Broccoli, White Bean & Portobello Side

The group was able to reconvene again for another Family Dinner! Of all dinners this is one where the compliments were supreme. Maybe everyone was hungry? Or, maybe I am really that wonderful a cook?

In addition to a basic tossed salad and pork tenderloin, I decided to come up with some kind of a side. Not wanting to commit to one entirely of starch, I decided that some white cannelleni beans (also known as “great northern beans”) would help to pump up the volume in vegetables. Definitely received some oohs and aahs over this one!

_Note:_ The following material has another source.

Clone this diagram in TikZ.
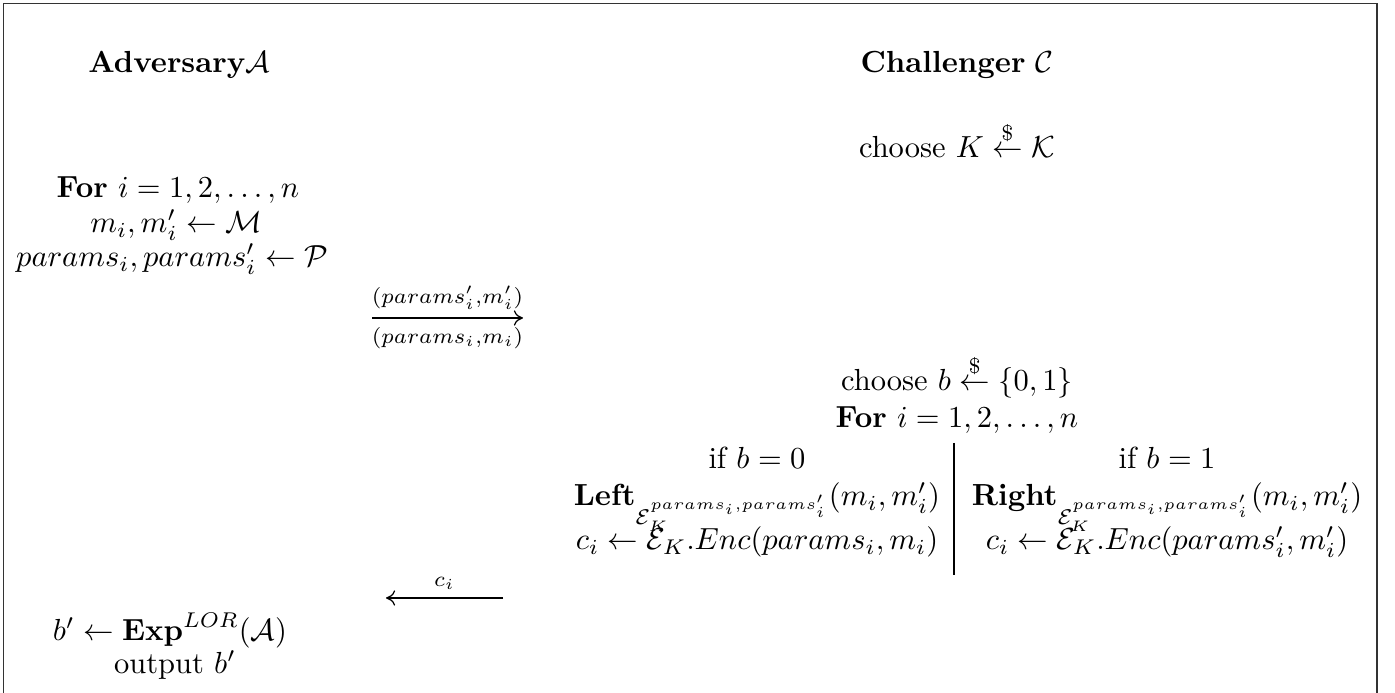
\documentclass[tikz,border=0pt]{standalone}
\usepackage{amsmath}
\usetikzlibrary{arrows.meta}
\begin{document}
\begin{tikzpicture}[x=0.3279pt,y=-0.3279pt,
  txt/.style={anchor=base,inner sep=0pt,outer sep=0pt},
  lbl/.style={inner sep=2pt},
  msg/.style={-{To[length=3pt,width=5pt]},line width=0.4pt},
  frame/.style={line width=0.6pt,draw=black!80}]
\useasboundingbox (0,0) rectangle (1395,693);
\draw[frame] (3.5,693) -- (3.5,3.5) -- (1377,3.5) -- (1377,693);
% headers
\node[txt] (advT) at (179,73) {\textbf{Adversary}$\mathcal{A}$};
\node[txt] (chT) at (957,73) {\textbf{Challenger} $\mathcal{C}$};
% challenger key
\node[txt] (chK) at (957,158) {choose $K \stackrel{\$}{\leftarrow} \mathcal{K}$};
% adversary loop
\node[txt] (aFor) at (178,198) {\textbf{For} $i=1,2,\dots,n$};
\node[txt] (aM) at (176,233) {$m_i, m_i' \leftarrow \mathcal{M}$};
\node[txt] (aP) at (172,267) {$params_i, params_i' \leftarrow \mathcal{P}$};
% query message
\coordinate (q1s) at (372,318);
\coordinate (q1e) at (523,318);
\draw[msg] (q1s) -- node[above,lbl,inner sep=2.5pt] (q1a) {$\scriptstyle(params_i',m_i')$} node[below,lbl,inner sep=3pt] (q1b) {$\scriptstyle(params_i,m_i)$} (q1e);
% challenger
\node[txt] (chB) at (957,391) {choose $b \stackrel{\$}{\leftarrow} \{0,1\}$};
\node[txt] (cFor) at (957,428) {\textbf{For} $i=1,2,\dots,n$};
\node[txt] (if0) at (757,469) {if $b=0$};
\node[txt] (if1) at (1167,469) {if $b=1$};
\node[txt] (left) at (757,506) {$\mathbf{Left}_{\mathcal{E}_K^{params_i,params_i'}}(m_i,m_i')$};
\node[txt] (right) at (1167,506) {$\mathbf{Right}_{\mathcal{E}_K^{params_i,params_i'}}(m_i,m_i')$};
\node[txt] (c0) at (757,550) {$c_i \leftarrow \mathcal{E}_K.Enc(params_i,m_i)$};
\node[txt] (c1) at (1167,550) {$c_i \leftarrow \mathcal{E}_K.Enc(params_i',m_i')$};
\coordinate (vt) at (954,443);
\coordinate (vb) at (954,575);
\draw[line width=0.4pt] (vt) -- (vb);
% reply message
\coordinate (r1s) at (503,598);
\coordinate (r1e) at (386,598);
\draw[msg] (r1s) -- node[above,lbl,inner sep=2.5pt] (r1a) {$\scriptstyle c_i$} (r1e);
% adversary output
\node[txt] (bp) at (170,641) {$b' \leftarrow \mathbf{Exp}^{LOR}(\mathcal{A})$};
\node[txt] (out) at (175,674) {output $b'$};
\end{tikzpicture}
\end{document}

Broccoli, White Bean & Portobello Side

1 Large Vidalia onion
3 Cups broccoli florets
2 Cups mini bella mushrooms
1 Can drained & rinsed cannelleni beans

3 TB olive oil
1 TB red pepper flakes
1/4 Cup basil pesto
Salt & pepper to taste

Slice onion into thin rounds. Cover with olive oil and seasonings placing into a saucepan over medium heat. Cook onions until softened and reduce heat to a simmer. Allow the onions to caramelize over low heat for about 20-30 minutes.

In a separate pan, bring water to a boil to blanch the broccoli. After the broccoli is just barely fork tender, drain and cool in an ice water bath.

Once onions have reached a golden brown color, toss in mushrooms, broccoli, beans and basil pesto. Serve immediately. Voila!